Apple's post-announcement selloff was steep, but a 30-day full recovery is historically plausible for a company of this scale — though the memory cost pressure is real and ongoing.

Apple's MacBook and iPad Price Hikes

Probable’s read

more likely than not55%on Probable forecast

Low confidence. Synthesized from prediction markets, professional analysts, public opinion, and official data.

Large-cap tech stocks that sell off on pricing news typically recover within 30 days in a majority of historical cases, but the magnitude of this drop — described by CNBC as Apple's worst day in over a year — and the underlying pressure (AI-driven memory cost increases, per The Guardian and Reuters) represent a genuine multi-quarter headwind, not a one-day noise event. Yahoo Finance reported broader tech futures declining the same morning. No market is pricing this question. We land at 55%, a near coin-flip that reflects genuine uncertainty; the honest range is roughly 40–70%.

What’s likely. Apple raised prices on MacBooks and iPads, citing rising memory chip costs that the company attributed to AI-related demand, according to The Guardian and Reuters. CNBC reported that Apple's stock posted its worst single day in over a year following the announcement. That context matters: the selloff is not simply a market overreaction to a headline — it reflects investor concern that memory cost pressures are structural rather than transient, and that price hikes may soften consumer demand. At the same time, Apple has recovered from comparable single-day drops within a month in several prior instances, and the broader market context — Yahoo Finance reported tech futures dropping broadly — suggests the move was partly sector-wide rather than Apple-specific.

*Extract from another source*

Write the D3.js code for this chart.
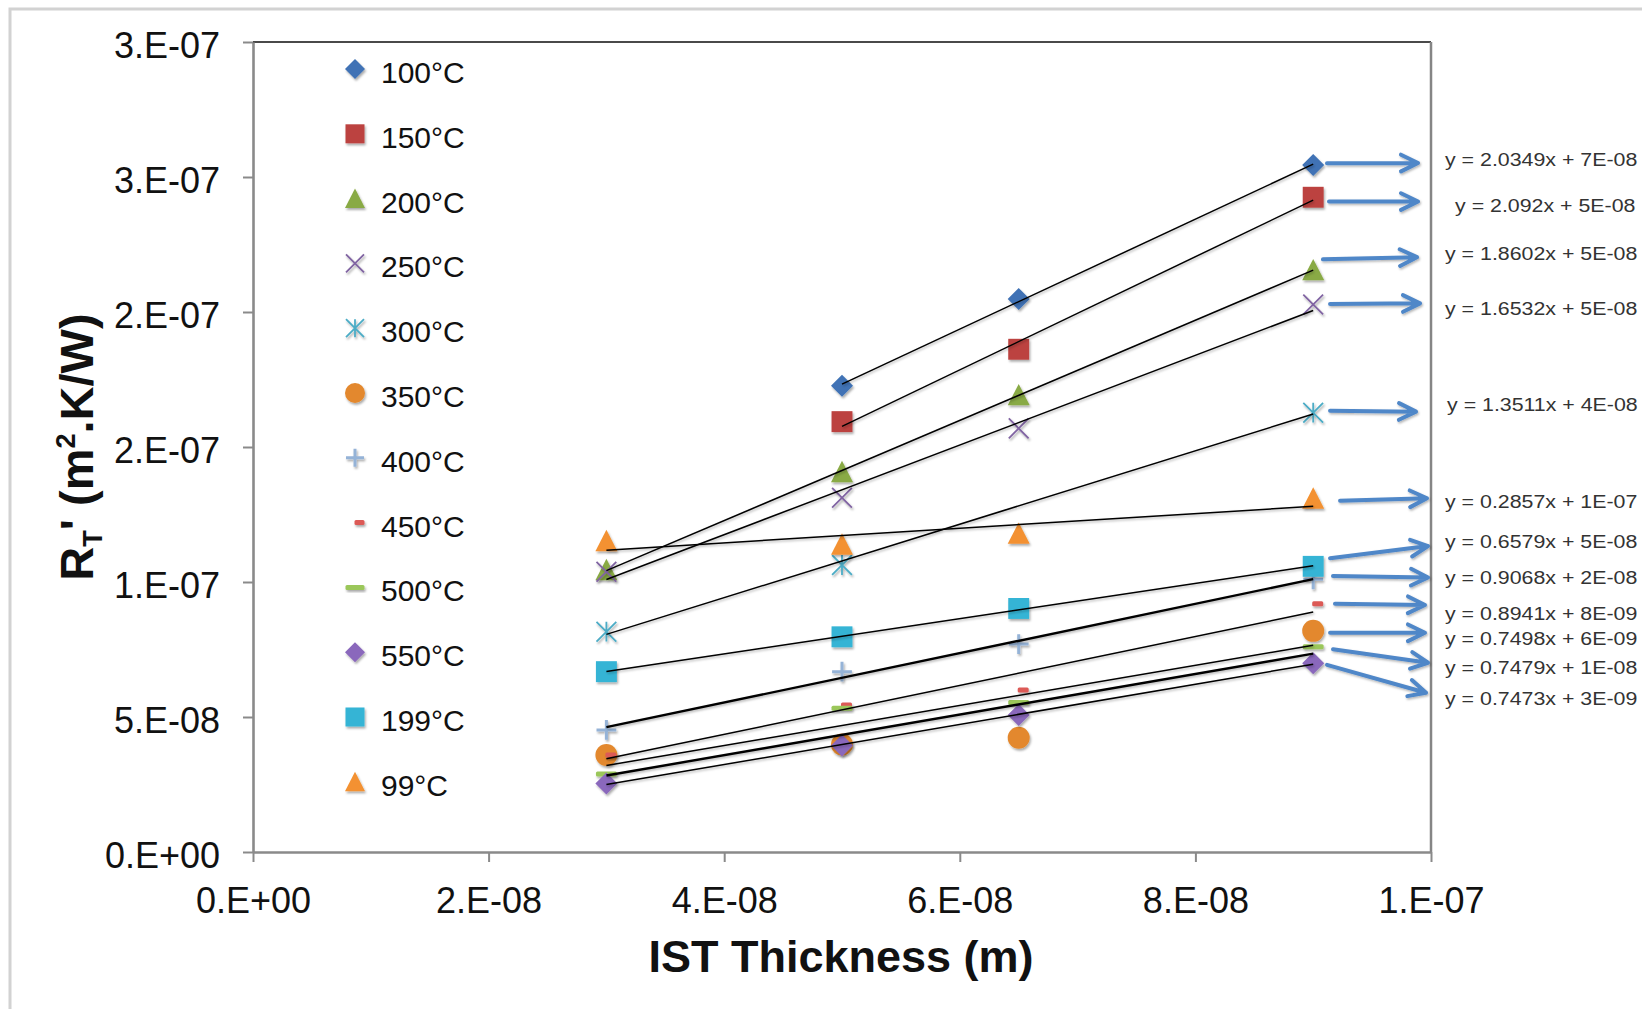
<!DOCTYPE html>
<html><head><meta charset="utf-8">
<script src="https://cdn.jsdelivr.net/npm/d3@7"></script>
<style>
html,body{margin:0;padding:0;background:#fff;overflow:hidden}
svg{display:block}
text{font-family:"Liberation Sans",Arial,Helvetica,sans-serif}
</style></head><body>
<svg id="chart" width="1642" height="1009"></svg>
<script>
// ---------------- DATA ----------------
const xValues = [3e-8, 5e-8, 6.5e-8, 9e-8];           // IST thickness (m)
const seriesNames = ["100°C","150°C","200°C","250°C","300°C","350°C","400°C","450°C","500°C","550°C","199°C","99°C"];
const v100 = [null,     1.727e-7, 2.048e-7, 2.544e-7];
const v150 = [null,     1.594e-7, 1.862e-7, 2.425e-7];
const v200 = [1.045e-7, 1.408e-7, 1.693e-7, 2.156e-7];
const v250 = [1.038e-7, 1.312e-7, 1.569e-7, 2.028e-7];
const v300 = [8.16e-8,  1.063e-7, null,     1.627e-7];
const v350 = [3.59e-8,  3.98e-8,  4.23e-8,  8.19e-8];
const v400 = [4.52e-8,  6.68e-8,  7.70e-8,  1.010e-7];
const v450 = [3.59e-8,  5.44e-8,  6.00e-8,  9.19e-8];
const v500 = [2.89e-8,  5.32e-8,  5.54e-8,  7.60e-8];
const v550 = [2.54e-8,  3.94e-8,  5.07e-8,  6.99e-8];
const v199 = [6.68e-8,  7.97e-8,  9.02e-8,  1.058e-7];
const v99  = [1.153e-7, 1.140e-7, 1.180e-7, 1.310e-7];
const seriesValues = [v100,v150,v200,v250,v300,v350,v400,v450,v500,v550,v199,v99];

const xTicks = [0, 2e-8, 4e-8, 6e-8, 8e-8, 1e-7];
const xTickLabels = ["0.E+00","2.E-08","4.E-08","6.E-08","8.E-08","1.E-07"];
const yTicks = [0, 5e-8, 1e-7, 1.5e-7, 2e-7, 2.5e-7, 3e-7];
const yTickLabels = ["0.E+00","5.E-08","1.E-07","2.E-07","2.E-07","3.E-07","3.E-07"];

// trendline equation labels, top to bottom
const equationTexts = ["y = 2.0349x + 7E-08","y = 2.092x + 5E-08","y = 1.8602x + 5E-08","y = 1.6532x + 5E-08",
  "y = 1.3511x + 4E-08","y = 0.2857x + 1E-07","y = 0.6579x + 5E-08","y = 0.9068x + 2E-08",
  "y = 0.8941x + 8E-09","y = 0.7498x + 6E-09","y = 0.7479x + 1E-08","y = 0.7473x + 3E-09"];

// ---------------- LAYOUT / STYLE ----------------
const markerStyles = [
  {marker:"diamond",  color:"#3f72b5", lw:1.5},
  {marker:"square",   color:"#bc423f", lw:1.5},
  {marker:"triangle", color:"#89aa45", lw:1.5},
  {marker:"x",        color:"#8064a2", lw:1.5},
  {marker:"asterisk", color:"#4bacc6", lw:1.5},
  {marker:"circle",   color:"#e3882d", lw:2.4},
  {marker:"plus",     color:"#95b3d7", lw:2.4},
  {marker:"dashShort",color:"#dc5a56", lw:1.5},
  {marker:"dash",     color:"#9bc75a", lw:1.5},
  {marker:"diamond",  color:"#8a68bc", lw:1.5},
  {marker:"square",   color:"#34b4d5", lw:1.5},
  {marker:"triangle", color:"#f39130", lw:1.5}
];
// annotation anchors in data units: arrow [x1,y1,x2,y2], label [x,yCenter]
const arrowAnchors = [
  [9.117e-8,2.551e-7,9.890e-8,2.552e-7],[9.134e-8,2.409e-7,9.890e-8,2.409e-7],
  [9.083e-8,2.195e-7,9.881e-8,2.203e-7],[9.143e-8,2.030e-7,9.907e-8,2.032e-7],
  [9.143e-8,1.634e-7,9.873e-8,1.631e-7],[9.228e-8,1.301e-7,9.966e-8,1.310e-7],
  [9.143e-8,1.088e-7,9.975e-8,1.133e-7],[9.168e-8,1.022e-7,9.975e-8,1.017e-7],
  [9.185e-8,9.19e-8,9.949e-8,9.15e-8],[9.143e-8,8.12e-8,9.949e-8,8.12e-8],
  [9.168e-8,7.51e-8,9.975e-8,7.01e-8],[9.117e-8,6.93e-8,9.958e-8,5.90e-8]
];
const labelAnchors = [
  [1.0119e-7,2.563e-7],[1.0204e-7,2.393e-7],[1.0119e-7,2.215e-7],[1.0119e-7,2.013e-7],
  [1.0136e-7,1.657e-7],[1.0119e-7,1.297e-7],[1.0119e-7,1.149e-7],[1.0119e-7,1.017e-7],
  [1.0119e-7,8.84e-8],[1.0119e-7,7.91e-8],[1.0119e-7,6.84e-8],[1.0119e-7,5.69e-8]
];

const svg = d3.select("#chart");
const defs = svg.append("defs");
const sh = defs.append("filter").attr("id","shadow").attr("x","-60%").attr("y","-60%").attr("width","220%").attr("height","220%");
sh.append("feDropShadow").attr("dx",1.2).attr("dy",2).attr("stdDeviation",1.3).attr("flood-color","#000").attr("flood-opacity",0.33);
const sh2 = defs.append("filter").attr("id","lshadow").attr("x","-10%").attr("y","-50%").attr("width","120%").attr("height","200%");
sh2.append("feDropShadow").attr("dx",1).attr("dy",1.5).attr("stdDeviation",0.9).attr("flood-color","#000").attr("flood-opacity",0.3);

svg.append("rect").attr("x",0).attr("y",0).attr("width",1642).attr("height",1009).attr("fill","#fff");
// outer chart frame
svg.append("rect").attr("x",10).attr("y",9).attr("width",1700).attr("height",1100)
  .attr("fill","none").attr("stroke","#d2d2d2").attr("stroke-width",3);

const x = d3.scaleLinear().domain([0,1e-7]).range([253,1431]);
const y = d3.scaleLinear().domain([0,3e-7]).range([852,42]);

// plot border
svg.append("line").attr("x1",x(0)).attr("x2",x(1e-7)).attr("y1",y(3e-7)).attr("y2",y(3e-7)).attr("stroke","#4a4a4a").attr("stroke-width",2);
svg.append("line").attr("x1",x(1e-7)).attr("x2",x(1e-7)).attr("y1",y(3e-7)).attr("y2",y(0)).attr("stroke","#858585").attr("stroke-width",2.5);

// axes
const xAxis = d3.axisBottom(x).tickValues(xTicks).tickFormat((d,i)=>xTickLabels[i]).tickSize(10).tickSizeOuter(0).tickPadding(25);
const yAxis = d3.axisLeft(y).tickValues(yTicks).tickFormat((d,i)=>yTickLabels[i]).tickSize(10).tickSizeOuter(0).tickPadding(23);
const gx = svg.append("g").attr("transform",`translate(0,${y(0)})`).call(xAxis);
const gy = svg.append("g").attr("transform",`translate(${x(0)},0)`).call(yAxis);
[gx,gy].forEach(g=>{
  g.select(".domain").attr("stroke","#8a8a8a").attr("stroke-width",2.6);
  g.selectAll(".tick line").attr("stroke","#8a8a8a").attr("stroke-width",2);
  g.selectAll(".tick text").attr("fill","#111").style("font-family","'Liberation Sans',Arial,sans-serif");
});
gx.selectAll(".tick text").attr("font-size",36);
gy.selectAll(".tick text").attr("font-size",36).attr("dy","0.42em");

// axis titles
svg.append("text").attr("x",841).attr("y",972).attr("text-anchor","middle")
  .attr("font-size",45).attr("font-weight","bold").attr("fill","#111").text("IST Thickness (m)");
const yt = svg.append("text").attr("transform","translate(93,447) rotate(-90)").attr("text-anchor","middle")
  .attr("font-size",47).attr("font-weight","bold").attr("fill","#111");
yt.append("tspan").text("R");
yt.append("tspan").attr("font-size",27).attr("dy",9).text("T");
yt.append("tspan").attr("dy",-9).text("' (m");
yt.append("tspan").attr("font-size",27).attr("dy",-18).text("2");
yt.append("tspan").attr("dy",18).text(".K/W)");

// marker drawer
function drawMarker(parent, st, cx, cy, s){
  const h = s/2;
  const g = parent.append("g").attr("transform",`translate(${cx},${cy})`).attr("filter","url(#shadow)");
  const c = st.color;
  switch(st.marker){
    case "diamond": g.append("path").attr("d",`M0,${-h}L${h},0L0,${h}L${-h},0Z`).attr("fill",c); break;
    case "square": g.append("rect").attr("x",-h*0.95).attr("y",-h*0.95).attr("width",s*0.95).attr("height",s*0.95).attr("fill",c); break;
    case "triangle": g.append("path").attr("d",`M0,${-h}L${h},${h*0.95}L${-h},${h*0.95}Z`).attr("fill",c); break;
    case "circle": g.append("circle").attr("r",h).attr("fill",c); break;
    case "x": case "asterisk": {
      const a = h*0.9;
      g.append("path").attr("d",`M${-a},${-a}L${a},${a}M${a},${-a}L${-a},${a}`+(st.marker==="asterisk"?`M0,${-a}L0,${a}`:""))
        .attr("stroke",c).attr("stroke-width",1.8).attr("fill","none"); break; }
    case "plus": { const a=h*0.9;
      g.append("path").attr("d",`M${-a},0L${a},0M0,${-a}L0,${a}`).attr("stroke",c).attr("stroke-width",3).attr("fill","none"); break; }
    case "dash": g.append("rect").attr("x",-h*0.95).attr("y",-2.5).attr("width",s*0.95).attr("height",5).attr("rx",1.5).attr("fill",c); break;
    case "dashShort": g.append("rect").attr("x",-h*0.5+4.5).attr("y",-2.5).attr("width",s*0.5).attr("height",5).attr("rx",1.5).attr("fill",c); break;
  }
}

// markers
const gm = svg.append("g");
seriesValues.forEach((vals,si)=>{
  vals.forEach((v,i)=>{ if(v!=null) drawMarker(gm, markerStyles[si], x(xValues[i]), y(v), 22); });
});

// linear trendlines (least squares over each series)
function fit(vals){
  const pts = xValues.map((xv,i)=>[xv,vals[i]]).filter(p=>p[1]!=null);
  const mx = d3.mean(pts,p=>p[0]), my = d3.mean(pts,p=>p[1]);
  let sxy=0,sxx=0; pts.forEach(p=>{sxy+=(p[0]-mx)*(p[1]-my); sxx+=(p[0]-mx)**2;});
  const m = sxy/sxx, b = my-m*mx;
  const x0 = d3.min(pts,p=>p[0]), x1 = d3.max(pts,p=>p[0]);
  return [[x0,m*x0+b],[x1,m*x1+b]];
}
const line = d3.line().x(d=>x(d[0])).y(d=>y(d[1]));
const gl = svg.append("g").attr("filter","url(#lshadow)");
seriesValues.forEach((vals,si)=>{
  gl.append("path").attr("d",line(fit(vals))).attr("fill","none").attr("stroke","#000").attr("stroke-width",markerStyles[si].lw);
});

// arrows
const ga = svg.append("g").attr("filter","url(#lshadow)");
arrowAnchors.forEach(a=>{
  const x1=x(a[0]), y1=y(a[1]), x2=x(a[2]), y2=y(a[3]);
  const ang = Math.atan2(y2-y1,x2-x1), L=19, th=26*Math.PI/180;
  const p1=[x2+L*Math.cos(ang+Math.PI-th), y2+L*Math.sin(ang+Math.PI-th)];
  const p2=[x2+L*Math.cos(ang+Math.PI+th), y2+L*Math.sin(ang+Math.PI+th)];
  ga.append("path").attr("d",`M${x1},${y1}L${x2},${y2}M${p1[0]},${p1[1]}L${x2},${y2}L${p2[0]},${p2[1]}`)
    .attr("fill","none").attr("stroke","#5087c8").attr("stroke-width",4).attr("stroke-linecap","round").attr("stroke-linejoin","round");
});

// equation labels
equationTexts.forEach((t,i)=>{
  const a = labelAnchors[i];
  svg.append("text").attr("transform",`translate(${x(a[0])},${y(a[1])+6.5}) scale(1.155,1)`)
    .attr("font-size",18.5).attr("fill","#333").text(t);
});

// legend
const gleg = svg.append("g");
seriesNames.forEach((n,i)=>{
  const ly = 69 + 64.8*i;
  drawMarker(gleg, markerStyles[i], 355, ly, 20);
  gleg.append("text").attr("x",381).attr("y",ly+14).attr("font-size",30).attr("fill","#111").text(n);
});
</script>
</body></html>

How Probable got to 55 percent

No prediction market covers this question, and no analyst views are available in the inputs. Probable reasons from the historical pattern for large-cap tech stocks after pricing-news selloffs — a majority recover within 30 days — but weights down from a higher probability because The Guardian and Reuters both frame the memory cost issue as tied to the AI boom, which is not a short-term supply disruption but a sustained demand shift. The broader tech decline reported by Yahoo Finance suggests Apple was not alone in facing selling pressure this week, which cuts both ways: it may limit the depth of any Apple-specific recovery catalyst. We land at 55% with a low confidence flag and a range of 40–70%.

Why it matters to you

Apple's pricing decisions signal how AI-driven component cost inflation is beginning to flow through to consumer hardware prices, with implications for household spending and the broader tech supply chain.

What to watch

Watch for Apple's next earnings guidance revision or any supplier commentary on DRAM and NAND pricing — those are the signals that would tell us whether this is a one-quarter cost hit or a sustained margin squeeze.

Further reading

The question we’re forecasting

Will Apple's stock price recover to its pre-announcement level within 30 days of the price hike announcement, by July 26, 2026?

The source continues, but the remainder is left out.